Important Note: For a $1,000 monthly investment, building a truly diversified portfolio of individual stocks can be challenging. It's often more practical to start with ETFs and then gradually add individual stocks as your capital grows and your knowledge deepens.
3. Real Estate Investment Trusts (REITs)
REITs are companies that own, operate, or finance income-generating real estate. They allow you to invest in real estate without the hassle of directly owning and managing property. REITs typically offer:
- Dividend Income: REITs are required by law to distribute at least 90% of their taxable income to shareholders annually in the form of dividends, making them attractive for income generation.
- Potential for Capital Appreciation: The value of the underlying real estate can increase over time.
You can invest in REITs through individual REIT stocks or through REIT ETFs, which offer diversification across different types of real estate (e.g., residential, commercial, industrial).
4. Robo-Advisors
Robo-advisors are digital platforms that provide automated, algorithm-driven financial planning services. You answer a series of questions about your financial situation, goals, and risk tolerance, and the robo-advisor creates and manages a diversified investment portfolio for you, typically using low-cost ETFs.
Why Robo-Advisors? They are a great option for beginners or those who prefer a hands-off approach. They are generally less expensive than traditional human financial advisors and offer professional portfolio management.
5. Tax-Advantaged Retirement Accounts
While not an asset class itself, utilizing tax-advantaged accounts is a crucial strategy for maximizing returns, especially for long-term goals like retirement. Consider:
- 401(k)s and 403(b)s: If your employer offers a retirement plan, especially with a company match, contribute at least enough to get the full match – it's free money!
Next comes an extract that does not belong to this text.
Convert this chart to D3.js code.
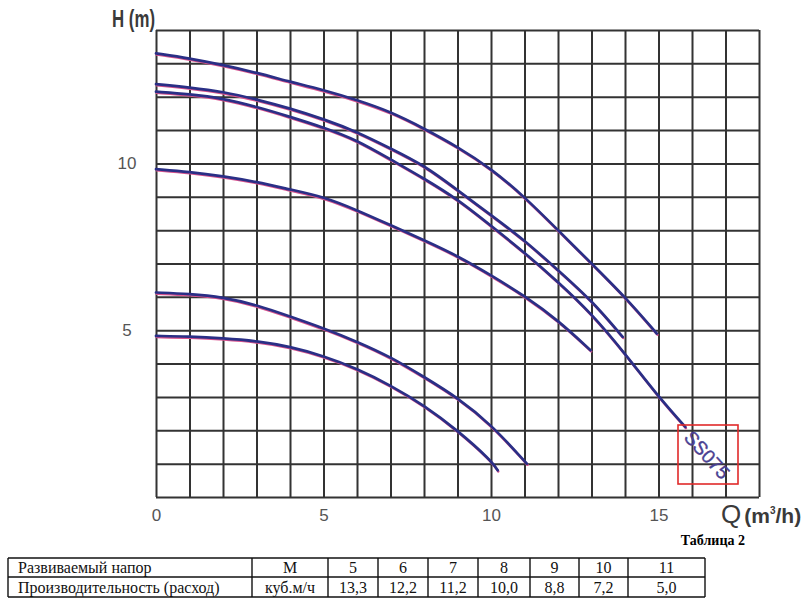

You can often invest this money in a range of low-cost index funds.
- Individual Retirement Accounts (IRAs):
- Traditional IRA: Contributions may be tax-deductible, and your investments grow tax-deferred until retirement.
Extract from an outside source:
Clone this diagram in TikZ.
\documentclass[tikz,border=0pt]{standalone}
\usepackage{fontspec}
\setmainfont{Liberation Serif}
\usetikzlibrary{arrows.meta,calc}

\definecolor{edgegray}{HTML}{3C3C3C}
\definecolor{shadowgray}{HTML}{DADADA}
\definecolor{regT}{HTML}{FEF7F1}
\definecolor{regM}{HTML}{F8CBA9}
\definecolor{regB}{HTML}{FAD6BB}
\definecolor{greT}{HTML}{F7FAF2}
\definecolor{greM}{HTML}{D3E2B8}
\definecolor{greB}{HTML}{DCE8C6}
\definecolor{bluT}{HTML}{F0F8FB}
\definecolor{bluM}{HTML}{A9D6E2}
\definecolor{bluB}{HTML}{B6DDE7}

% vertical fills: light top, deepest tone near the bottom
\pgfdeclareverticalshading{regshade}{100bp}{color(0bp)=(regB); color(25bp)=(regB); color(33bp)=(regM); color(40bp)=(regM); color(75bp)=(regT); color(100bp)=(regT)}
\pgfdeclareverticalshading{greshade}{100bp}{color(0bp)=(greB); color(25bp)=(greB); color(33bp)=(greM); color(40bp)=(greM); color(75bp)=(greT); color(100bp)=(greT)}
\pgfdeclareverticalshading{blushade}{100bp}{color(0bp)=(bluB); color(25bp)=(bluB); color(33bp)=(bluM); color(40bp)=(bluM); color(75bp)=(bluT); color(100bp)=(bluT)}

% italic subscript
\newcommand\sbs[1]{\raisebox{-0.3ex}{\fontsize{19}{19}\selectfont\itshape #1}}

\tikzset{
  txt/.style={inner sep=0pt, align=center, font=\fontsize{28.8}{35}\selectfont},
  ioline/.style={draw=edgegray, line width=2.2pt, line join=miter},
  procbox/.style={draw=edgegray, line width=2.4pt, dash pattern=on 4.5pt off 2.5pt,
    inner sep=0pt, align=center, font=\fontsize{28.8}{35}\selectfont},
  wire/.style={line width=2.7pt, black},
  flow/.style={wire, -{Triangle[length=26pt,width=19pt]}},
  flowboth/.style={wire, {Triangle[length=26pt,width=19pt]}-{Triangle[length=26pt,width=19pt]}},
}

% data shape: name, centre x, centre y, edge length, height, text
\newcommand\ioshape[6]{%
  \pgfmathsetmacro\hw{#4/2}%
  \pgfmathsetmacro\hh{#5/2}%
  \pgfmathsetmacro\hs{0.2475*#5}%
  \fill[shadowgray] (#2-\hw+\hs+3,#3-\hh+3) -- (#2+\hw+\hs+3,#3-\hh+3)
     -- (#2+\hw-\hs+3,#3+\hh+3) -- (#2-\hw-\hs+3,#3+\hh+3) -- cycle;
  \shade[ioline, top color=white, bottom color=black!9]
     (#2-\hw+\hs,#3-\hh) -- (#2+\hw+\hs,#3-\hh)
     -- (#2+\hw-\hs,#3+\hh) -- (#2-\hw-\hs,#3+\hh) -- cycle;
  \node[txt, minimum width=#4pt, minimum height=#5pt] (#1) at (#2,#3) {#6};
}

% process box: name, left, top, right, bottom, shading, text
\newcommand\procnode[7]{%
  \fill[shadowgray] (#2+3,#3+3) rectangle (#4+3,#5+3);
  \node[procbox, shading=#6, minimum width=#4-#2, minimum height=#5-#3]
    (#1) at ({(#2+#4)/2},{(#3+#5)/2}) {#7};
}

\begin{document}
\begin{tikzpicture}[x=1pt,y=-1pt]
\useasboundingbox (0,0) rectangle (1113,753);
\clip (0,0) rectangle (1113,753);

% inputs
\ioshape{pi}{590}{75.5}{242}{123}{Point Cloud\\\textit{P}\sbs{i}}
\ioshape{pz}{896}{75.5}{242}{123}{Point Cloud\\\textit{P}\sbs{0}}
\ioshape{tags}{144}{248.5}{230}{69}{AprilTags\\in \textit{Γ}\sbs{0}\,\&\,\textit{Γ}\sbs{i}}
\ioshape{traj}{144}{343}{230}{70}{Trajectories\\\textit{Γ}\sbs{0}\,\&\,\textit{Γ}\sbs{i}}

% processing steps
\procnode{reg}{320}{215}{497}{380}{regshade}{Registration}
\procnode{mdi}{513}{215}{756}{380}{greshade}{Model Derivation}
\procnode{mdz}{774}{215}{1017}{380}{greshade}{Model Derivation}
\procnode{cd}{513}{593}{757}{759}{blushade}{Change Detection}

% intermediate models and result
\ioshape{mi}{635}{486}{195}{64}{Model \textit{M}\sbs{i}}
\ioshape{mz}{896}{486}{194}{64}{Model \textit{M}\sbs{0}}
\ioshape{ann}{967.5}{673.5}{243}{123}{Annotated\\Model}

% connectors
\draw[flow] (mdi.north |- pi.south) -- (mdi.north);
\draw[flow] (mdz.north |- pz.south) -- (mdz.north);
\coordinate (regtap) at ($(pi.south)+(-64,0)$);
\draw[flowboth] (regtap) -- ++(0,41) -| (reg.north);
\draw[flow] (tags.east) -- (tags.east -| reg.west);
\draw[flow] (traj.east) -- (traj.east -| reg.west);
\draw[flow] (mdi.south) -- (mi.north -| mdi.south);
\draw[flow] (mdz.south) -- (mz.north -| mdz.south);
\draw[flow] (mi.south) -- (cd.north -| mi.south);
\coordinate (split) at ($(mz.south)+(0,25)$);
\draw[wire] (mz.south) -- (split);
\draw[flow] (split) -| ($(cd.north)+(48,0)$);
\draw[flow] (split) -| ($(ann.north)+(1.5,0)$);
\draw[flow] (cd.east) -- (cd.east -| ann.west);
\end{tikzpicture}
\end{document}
- Roth IRA: Contributions are made with after-tax money, but qualified withdrawals in retirement are tax-free. This can be particularly beneficial if you expect to be in a higher tax bracket in retirement.
Strategy: Maximize your contributions to these accounts first, as the tax benefits can significantly boost your overall returns over time. You can then invest the funds within these accounts using ETFs, mutual funds, or individual stocks.
Putting It All Together: A Sample Strategy
For a $1,000 monthly investment, a well-rounded strategy for higher returns could look like this:
- Contribute to a Roth IRA: Max out your Roth IRA contributions if possible ($7,000 for 2026 if under 50). Invest this money in a diversified S&P 500 ETF or a target-date retirement fund.
- Contribute to a 401(k) (if available): If you have a 401(k) with a company match, contribute enough to get the full match. Invest in the lowest-cost index fund options offered.
- Invest in a Taxable Brokerage Account: Use the remaining funds from your $1,000 to invest in a taxable brokerage account. Here, you could invest in a diversified international stock ETF, a REIT ETF, or a combination of growth-oriented ETFs.
The Power of Compounding
Regardless of where you invest, remember the power of compounding. This is where your earnings start to generate their own earnings. The longer your money is invested and the higher your returns, the more significant the compounding effect will be. Consistently investing $1,000 monthly and allowing it to grow over decades can lead to substantial wealth creation.
Frequently Asked Questions (FAQ)
How can I ensure I'm choosing the right investments for a higher return?
Start by assessing your risk tolerance and time horizon. For higher returns, consider a diversified portfolio of low-cost index funds or ETFs that track broad stock markets (like the S&P 500 or international markets), or explore growth-oriented investments. It’s also beneficial to consult with a financial advisor for personalized guidance.
Why is diversification important when aiming for higher returns?
Diversification is crucial because it reduces risk. By spreading your investments across different asset classes, industries, and geographic regions, you mitigate the impact of any single investment performing poorly. While a diversified portfolio might not capture the absolute highest returns of a single, lucky stock, it significantly increases your chances of achieving consistent, strong returns over the long term while protecting against substantial losses.
What is a realistic expected return for investing $1000 monthly?
Realistic expected returns vary greatly depending on the investments chosen and market conditions. Historically, broad stock market index funds have averaged around 7-10% annually over the long term. More aggressive strategies might aim for higher returns, but with increased risk. It's important to set realistic expectations and understand that market returns are not guaranteed.
How much time do I need to invest $1000 monthly to see significant growth?
The longer you invest, the more significant the growth will be due to the power of compounding. Even with a moderate average annual return of 7%, investing $1,000 per month consistently for 20-30 years can lead to hundreds of thousands of dollars. For truly substantial wealth creation, a long-term commitment of several decades is generally recommended.
Where should I invest $1000 monthly if I'm a complete beginner?
If you're a complete beginner, starting with low-cost, diversified index funds or ETFs is highly recommended. Robo-advisors are also an excellent option as they automate portfolio management based on your goals and risk tolerance. Prioritizing contributions to tax-advantaged accounts like a Roth IRA or a 401(k) (especially with an employer match) is also a smart first step.